SHORT EXERCISE: Count the lines below that contain the word "this" and give only the number.

INPUT:
-.-.-

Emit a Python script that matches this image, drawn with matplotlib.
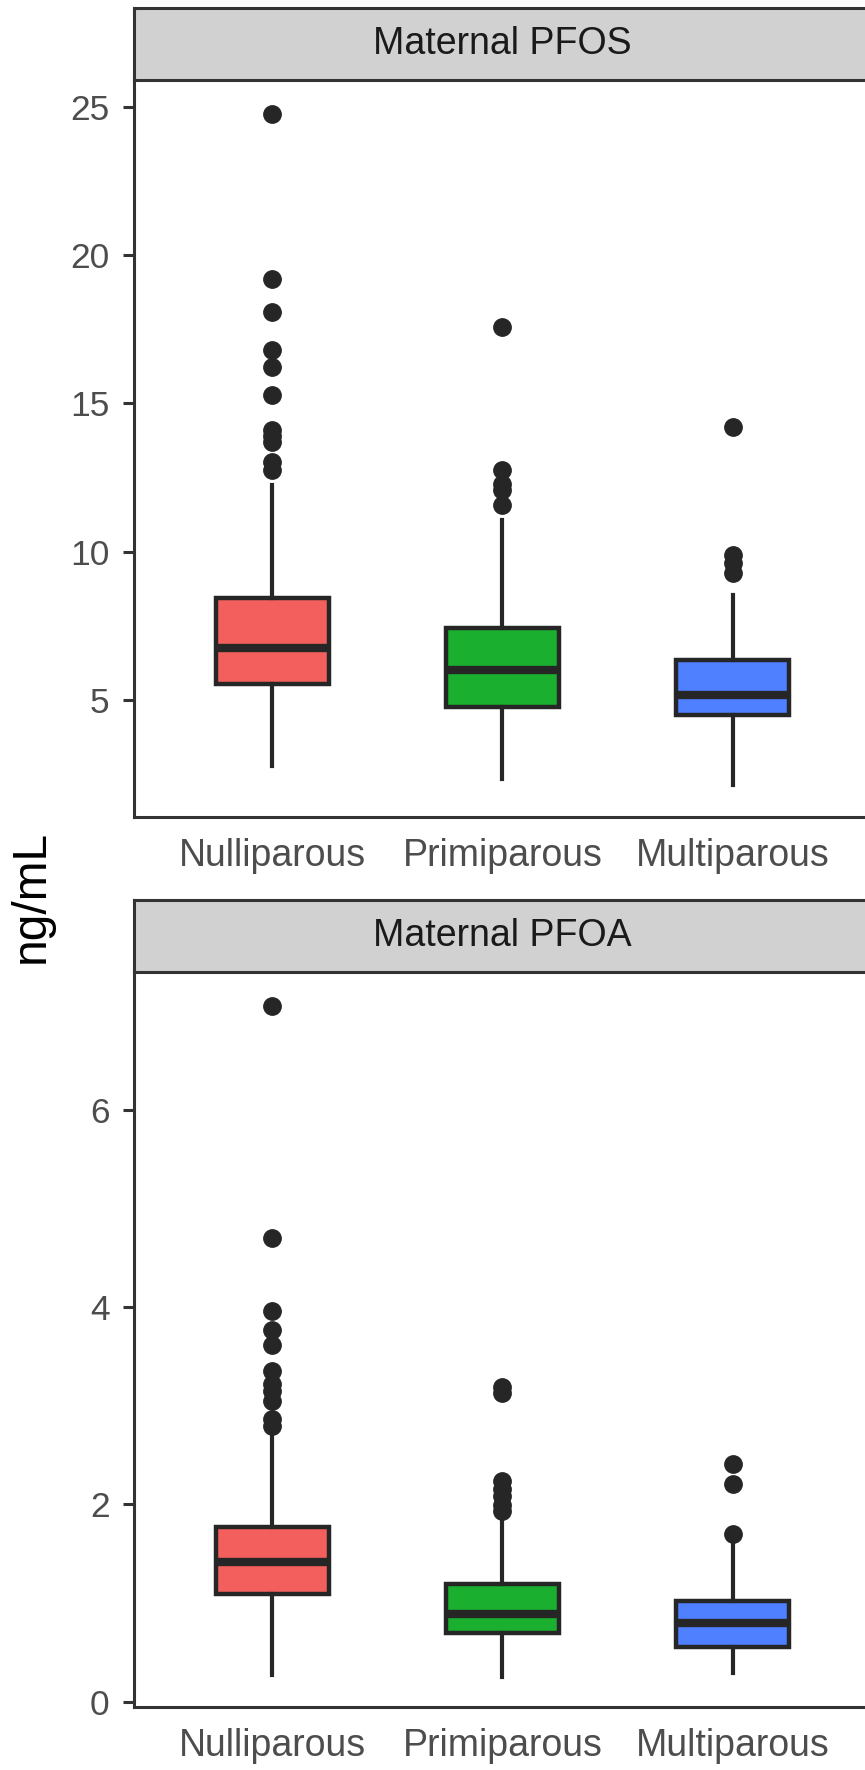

-.-.-

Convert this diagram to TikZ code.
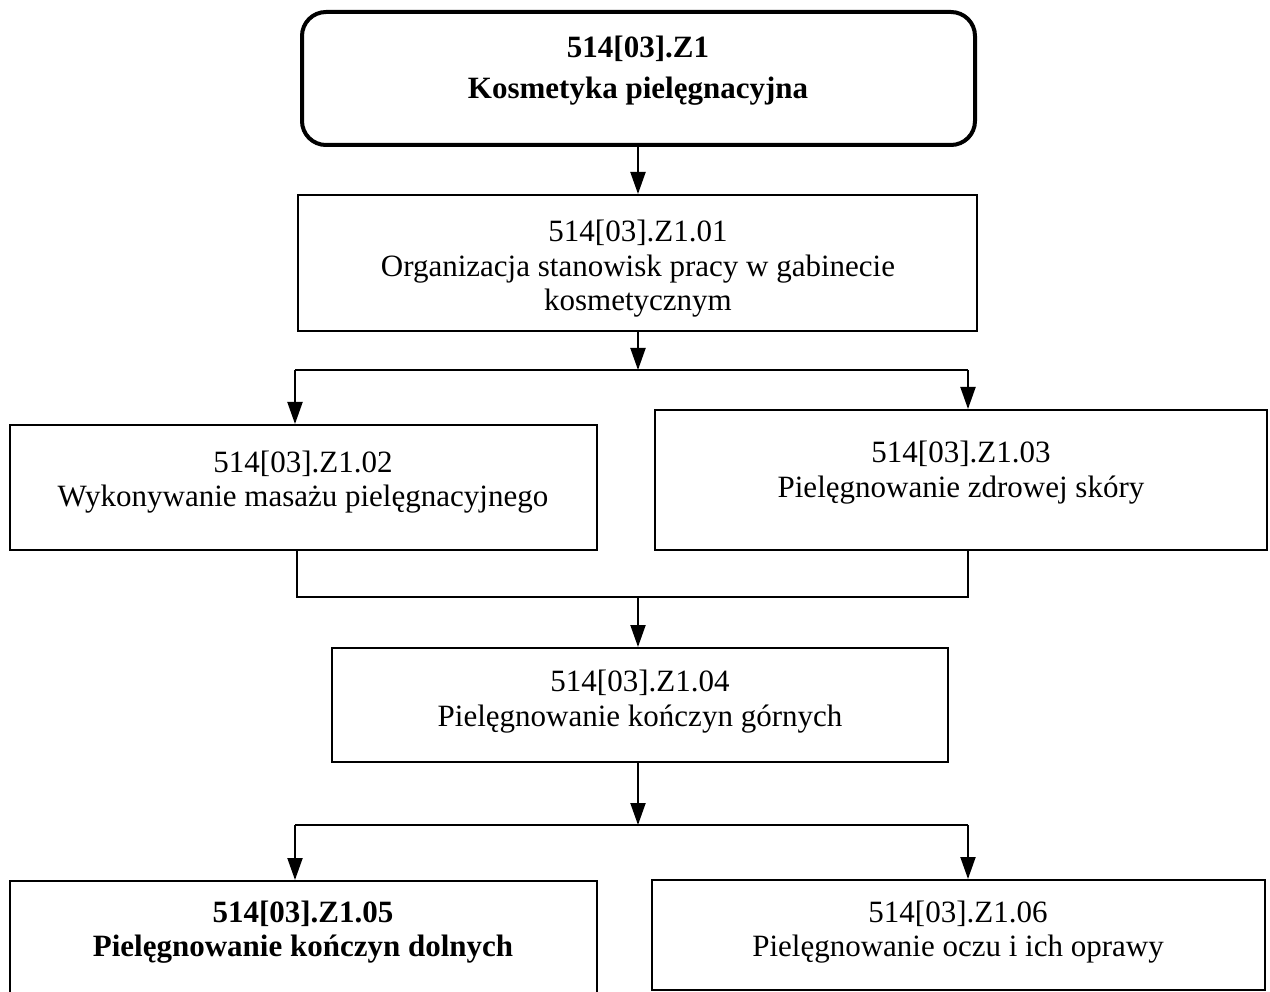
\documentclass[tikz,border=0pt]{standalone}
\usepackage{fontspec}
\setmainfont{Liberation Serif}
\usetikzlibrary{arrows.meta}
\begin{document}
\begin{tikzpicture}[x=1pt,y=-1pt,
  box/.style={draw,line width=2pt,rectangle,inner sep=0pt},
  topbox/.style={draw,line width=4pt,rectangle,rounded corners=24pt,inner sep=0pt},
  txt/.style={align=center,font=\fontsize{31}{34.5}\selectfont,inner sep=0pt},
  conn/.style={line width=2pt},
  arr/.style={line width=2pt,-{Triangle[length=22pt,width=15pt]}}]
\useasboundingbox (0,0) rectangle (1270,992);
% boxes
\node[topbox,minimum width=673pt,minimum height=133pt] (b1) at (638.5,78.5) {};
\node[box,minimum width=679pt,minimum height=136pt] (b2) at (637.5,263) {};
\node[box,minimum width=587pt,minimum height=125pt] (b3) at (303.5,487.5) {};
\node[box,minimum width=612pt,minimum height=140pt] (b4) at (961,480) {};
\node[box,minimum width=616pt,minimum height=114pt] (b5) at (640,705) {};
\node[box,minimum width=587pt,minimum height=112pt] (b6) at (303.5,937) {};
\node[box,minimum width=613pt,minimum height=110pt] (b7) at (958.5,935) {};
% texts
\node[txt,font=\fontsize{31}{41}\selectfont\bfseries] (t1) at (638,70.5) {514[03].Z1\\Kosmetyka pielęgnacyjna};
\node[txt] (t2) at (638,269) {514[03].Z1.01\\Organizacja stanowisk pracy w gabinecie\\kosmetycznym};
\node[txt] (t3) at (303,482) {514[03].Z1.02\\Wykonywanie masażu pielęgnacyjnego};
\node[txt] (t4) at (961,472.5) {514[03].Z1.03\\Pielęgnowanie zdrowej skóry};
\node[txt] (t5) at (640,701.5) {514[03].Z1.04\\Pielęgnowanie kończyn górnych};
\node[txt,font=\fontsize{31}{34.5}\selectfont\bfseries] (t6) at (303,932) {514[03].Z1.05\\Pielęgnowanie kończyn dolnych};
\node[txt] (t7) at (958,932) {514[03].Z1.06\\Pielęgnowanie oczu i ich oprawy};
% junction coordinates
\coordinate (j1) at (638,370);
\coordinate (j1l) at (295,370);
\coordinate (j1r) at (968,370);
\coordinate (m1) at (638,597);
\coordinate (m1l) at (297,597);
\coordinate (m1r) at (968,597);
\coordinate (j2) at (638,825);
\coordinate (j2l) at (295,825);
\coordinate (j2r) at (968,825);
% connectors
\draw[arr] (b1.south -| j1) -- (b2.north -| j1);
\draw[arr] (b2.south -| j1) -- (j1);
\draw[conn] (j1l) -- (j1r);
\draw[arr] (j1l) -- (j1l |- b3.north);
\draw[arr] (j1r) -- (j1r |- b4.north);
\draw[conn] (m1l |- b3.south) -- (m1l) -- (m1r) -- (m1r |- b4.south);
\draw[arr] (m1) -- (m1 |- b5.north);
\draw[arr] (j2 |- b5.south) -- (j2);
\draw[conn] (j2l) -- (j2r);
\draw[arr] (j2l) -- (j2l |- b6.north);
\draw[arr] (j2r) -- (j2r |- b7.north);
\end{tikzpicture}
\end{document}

-.-.-

RESULT OF THE TASK: 2